> _STATED EXERCISE_:
Leave out the pictures and repeat the data exactly.

** Begin COLLECTED MATERIAL **

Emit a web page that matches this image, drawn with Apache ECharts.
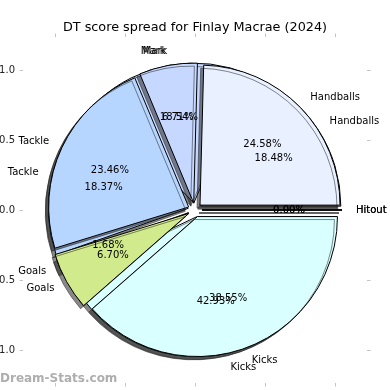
<!DOCTYPE html>
<html><head><meta charset="utf-8">
<script src="https://cdn.jsdelivr.net/npm/echarts@6/dist/echarts.min.js"></script>
<style>html,body{margin:0;padding:0;background:#fff}#c{width:390px;height:390px}</style>
</head><body><div id="c"></div>
<script>
// ---- data ----
const categories = ['Handballs', 'Mark', 'Tackle', 'Goals', 'Kicks', 'Hitout'];
const pieTopValues = [24.58, 6.71, 23.46, 6.70, 38.55, 0];
const pieBottomValues = [18.48, 18.54, 18.37, 1.68, 42.93, 0];
const sliceColors = ['#E9F0FF', '#C6D8FF', '#B6D5FF', '#D0EA8C', '#D9FFFF', '#F4CFA8'];
const tickValues = [-1, -0.5, 0, 0.5, 1];
const titleText = 'DT score spread for Finlay Macrae (2024)';
const watermark = 'Dream-Stats.com';

const FONT = 'DejaVu Sans';
const chart = echarts.init(document.getElementById('c'), null, {renderer: 'canvas'});

const XR = 172 / 140, YR = 173 / 140;
function fmtTick(v) { return (v < 0 ? '\u2212' : '') + Math.abs(v).toFixed(1); }
function axisCommon(show) {
  return {
    type: 'value', min: -XR, max: XR,
    axisLine: {show: false, onZero: false},
    splitLine: {show: false},
    axisTick: {show: true, customValues: tickValues, length: 3.5, inside: false, lineStyle: {color: '#c4c4c4', width: 1}},
    axisLabel: {show: show, customValues: tickValues, formatter: fmtTick, fontSize: 10, color: '#222', fontFamily: FONT, margin: 8, hideOverlap: false}
  };
}
const xBottom = Object.assign(axisCommon(true), {position: 'bottom', gridIndex: 0});
const xTop = Object.assign(axisCommon(false), {position: 'top', gridIndex: 0});
const yLeft = Object.assign(axisCommon(true), {position: 'left', min: -YR, max: YR, gridIndex: 0});
const yRight = Object.assign(axisCommon(false), {position: 'right', min: -YR, max: YR, gridIndex: 0});

chart.setOption({
  animation: false,
  backgroundColor: '#ffffff',
  title: {text: titleText, left: 'center', top: 16, textStyle: {fontSize: 12.8, fontWeight: 'normal', color: '#000', fontFamily: FONT}},
  grid: {left: 23, right: 23, top: 37, bottom: 7, containLabel: false, outerBoundsMode: 'none'},
  xAxis: [xBottom, xTop],
  yAxis: [yLeft, yRight],
  graphic: [{type: 'text', left: 0, top: 373, silent: true,
    style: {text: watermark, fontSize: 12, fontWeight: 'bold', fill: 'rgba(140,140,140,0.7)', fontFamily: FONT}}],
  series: []
});

const c0 = chart.convertToPixel({xAxisIndex: 0, yAxisIndex: 0}, [0, 0]);
const c1 = chart.convertToPixel({xAxisIndex: 0, yAxisIndex: 0}, [1, 0]);
const R = c1[0] - c0[0];
const OFF = 0.05 * R;

function pctText(p) { return p.percent.toFixed(2) + '%'; }
function items(values, transparent) {
  return categories.map((n, i) => ({name: n, value: values[i], selected: true,
    itemStyle: {color: transparent ? 'rgba(0,0,0,0)' : sliceColors[i]}}));
}
function sliceSeries(values, z) {
  return {
    type: 'pie', z: z, center: c0, radius: R, startAngle: 0, clockwise: false,
    selectedMode: 'multiple', selectedOffset: OFF, avoidLabelOverlap: false, silent: true,
    label: {show: true, position: 'outside', formatter: '{b}', fontSize: 10, color: '#000', fontFamily: FONT, distanceToLabelLine: 0},
    labelLine: {show: false, length: 0.1 * R, length2: 0},
    labelLayout: {hideOverlap: false},
    itemStyle: {borderColor: '#000', borderWidth: 1, shadowColor: 'rgba(40,40,40,0.55)', shadowOffsetX: -3, shadowOffsetY: 3, shadowBlur: 0},
    emphasis: {disabled: true},
    select: {itemStyle: {borderColor: '#000', borderWidth: 1}},
    data: items(values, false)
  };
}
function pctSeries(values, z) {
  return {
    type: 'pie', z: z, center: c0, radius: 1.2 * R, startAngle: 0, clockwise: false,
    selectedMode: 'multiple', selectedOffset: OFF, avoidLabelOverlap: false, silent: true,
    label: {show: true, position: 'inside', formatter: pctText, fontSize: 10, color: '#000', fontFamily: FONT, textBorderWidth: 0},
    labelLine: {show: false},
    labelLayout: {hideOverlap: false},
    itemStyle: {color: 'rgba(0,0,0,0)', borderWidth: 0},
    emphasis: {disabled: true},
    select: {itemStyle: {color: 'rgba(0,0,0,0)', borderWidth: 0}},
    data: items(values, true)
  };
}

chart.setOption({
  series: [
    sliceSeries(pieBottomValues, 1),
    sliceSeries(pieTopValues, 2),
    pctSeries(pieBottomValues, 5),
    pctSeries(pieTopValues, 6)
  ]
});
</script>
</body></html>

** End COLLECTED MATERIAL **

> _RESPONSE FOR THIS EXERCISE_:
Emit a web page that matches this image, drawn with Apache ECharts.
<!DOCTYPE html>
<html><head><meta charset="utf-8">
<script src="https://cdn.jsdelivr.net/npm/echarts@6/dist/echarts.min.js"></script>
<style>html,body{margin:0;padding:0;background:#fff}#c{width:390px;height:390px}</style>
</head><body><div id="c"></div>
<script>
// ---- data ----
const categories = ['Handballs', 'Mark', 'Tackle', 'Goals', 'Kicks', 'Hitout'];
const pieTopValues = [24.58, 6.71, 23.46, 6.70, 38.55, 0];
const pieBottomValues = [18.48, 18.54, 18.37, 1.68, 42.93, 0];
const sliceColors = ['#E9F0FF', '#C6D8FF', '#B6D5FF', '#D0EA8C', '#D9FFFF', '#F4CFA8'];
const tickValues = [-1, -0.5, 0, 0.5, 1];
const titleText = 'DT score spread for Finlay Macrae (2024)';
const watermark = 'Dream-Stats.com';

const FONT = 'DejaVu Sans';
const chart = echarts.init(document.getElementById('c'), null, {renderer: 'canvas'});

const XR = 172 / 140, YR = 173 / 140;
function fmtTick(v) { return (v < 0 ? '\u2212' : '') + Math.abs(v).toFixed(1); }
function axisCommon(show) {
  return {
    type: 'value', min: -XR, max: XR,
    axisLine: {show: false, onZero: false},
    splitLine: {show: false},
    axisTick: {show: true, customValues: tickValues, length: 3.5, inside: false, lineStyle: {color: '#c4c4c4', width: 1}},
    axisLabel: {show: show, customValues: tickValues, formatter: fmtTick, fontSize: 10, color: '#222', fontFamily: FONT, margin: 8, hideOverlap: false}
  };
}
const xBottom = Object.assign(axisCommon(true), {position: 'bottom', gridIndex: 0});
const xTop = Object.assign(axisCommon(false), {position: 'top', gridIndex: 0});
const yLeft = Object.assign(axisCommon(true), {position: 'left', min: -YR, max: YR, gridIndex: 0});
const yRight = Object.assign(axisCommon(false), {position: 'right', min: -YR, max: YR, gridIndex: 0});

chart.setOption({
  animation: false,
  backgroundColor: '#ffffff',
  title: {text: titleText, left: 'center', top: 16, textStyle: {fontSize: 12.8, fontWeight: 'normal', color: '#000', fontFamily: FONT}},
  grid: {left: 23, right: 23, top: 37, bottom: 7, containLabel: false, outerBoundsMode: 'none'},
  xAxis: [xBottom, xTop],
  yAxis: [yLeft, yRight],
  graphic: [{type: 'text', left: 0, top: 373, silent: true,
    style: {text: watermark, fontSize: 12, fontWeight: 'bold', fill: 'rgba(140,140,140,0.7)', fontFamily: FONT}}],
  series: []
});

const c0 = chart.convertToPixel({xAxisIndex: 0, yAxisIndex: 0}, [0, 0]);
const c1 = chart.convertToPixel({xAxisIndex: 0, yAxisIndex: 0}, [1, 0]);
const R = c1[0] - c0[0];
const OFF = 0.05 * R;

function pctText(p) { return p.percent.toFixed(2) + '%'; }
function items(values, transparent) {
  return categories.map((n, i) => ({name: n, value: values[i], selected: true,
    itemStyle: {color: transparent ? 'rgba(0,0,0,0)' : sliceColors[i]}}));
}
function sliceSeries(values, z) {
  return {
    type: 'pie', z: z, center: c0, radius: R, startAngle: 0, clockwise: false,
    selectedMode: 'multiple', selectedOffset: OFF, avoidLabelOverlap: false, silent: true,
    label: {show: true, position: 'outside', formatter: '{b}', fontSize: 10, color: '#000', fontFamily: FONT, distanceToLabelLine: 0},
    labelLine: {show: false, length: 0.1 * R, length2: 0},
    labelLayout: {hideOverlap: false},
    itemStyle: {borderColor: '#000', borderWidth: 1, shadowColor: 'rgba(40,40,40,0.55)', shadowOffsetX: -3, shadowOffsetY: 3, shadowBlur: 0},
    emphasis: {disabled: true},
    select: {itemStyle: {borderColor: '#000', borderWidth: 1}},
    data: items(values, false)
  };
}
function pctSeries(values, z) {
  return {
    type: 'pie', z: z, center: c0, radius: 1.2 * R, startAngle: 0, clockwise: false,
    selectedMode: 'multiple', selectedOffset: OFF, avoidLabelOverlap: false, silent: true,
    label: {show: true, position: 'inside', formatter: pctText, fontSize: 10, color: '#000', fontFamily: FONT, textBorderWidth: 0},
    labelLine: {show: false},
    labelLayout: {hideOverlap: false},
    itemStyle: {color: 'rgba(0,0,0,0)', borderWidth: 0},
    emphasis: {disabled: true},
    select: {itemStyle: {color: 'rgba(0,0,0,0)', borderWidth: 0}},
    data: items(values, true)
  };
}

chart.setOption({
  series: [
    sliceSeries(pieBottomValues, 1),
    sliceSeries(pieTopValues, 2),
    pctSeries(pieBottomValues, 5),
    pctSeries(pieTopValues, 6)
  ]
});
</script>
</body></html>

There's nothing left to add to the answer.